Team Tunisia spent three and a half weeks as learners and servants learning to minister humbly to the Tunisian people. Through city exploration, English camps for children, time with local college students who wished to practice their English, and other projects, Team Tunisia was able to engage in conversations with the local people. They quickly learned that Tunisians have equal amounts of stereotypes about Americans as Americans do about Arabs or Muslims, and they tend to assume that all Americans are Christians. Therefore, through conversations and interactions, as the team helped break down American stereotypes, they may also have been changing their preconceptions of Christians as well.
The team spent the first half of the trip in the capital city, Tunis, learning the language, learning about the culture and the history, and learning about the Church from local missionaries and believers. The church in Tunisia is growing, and God is bringing people to Him in the most unique ways, including satellite television and radio. The team practiced their Arabic in the marketplaces, surprising many locals who are accustomed to Westerners expecting them to communicate in English.

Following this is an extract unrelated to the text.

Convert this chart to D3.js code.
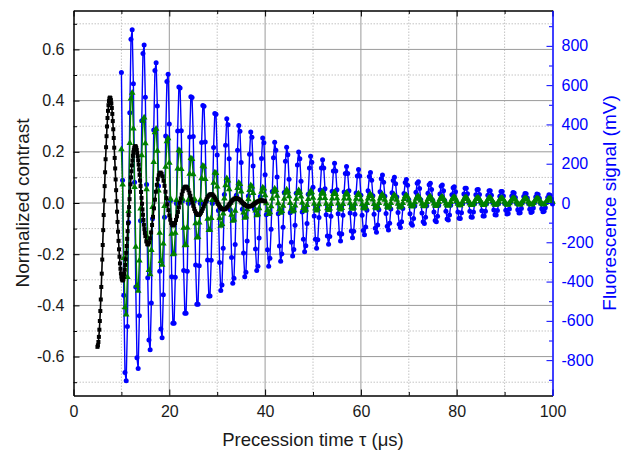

The team spent the second half of the trip in Gabes, a city in the southern part of Tunisia on the edge of the Sahara Desert. The team experienced the Sahara and the people who reside there. The women spent four days working at a center for abandoned babies, working twelve hour shifts with fifteen babies under the age of three. The rest of the team spent four days in a town south of Gabes where they built a playground for a school for disabled children. While there, they established relationships with many local authorities, strengthening the trust between the government and all missionary organizations.
Overall, the experience far exceeded any and all expectations.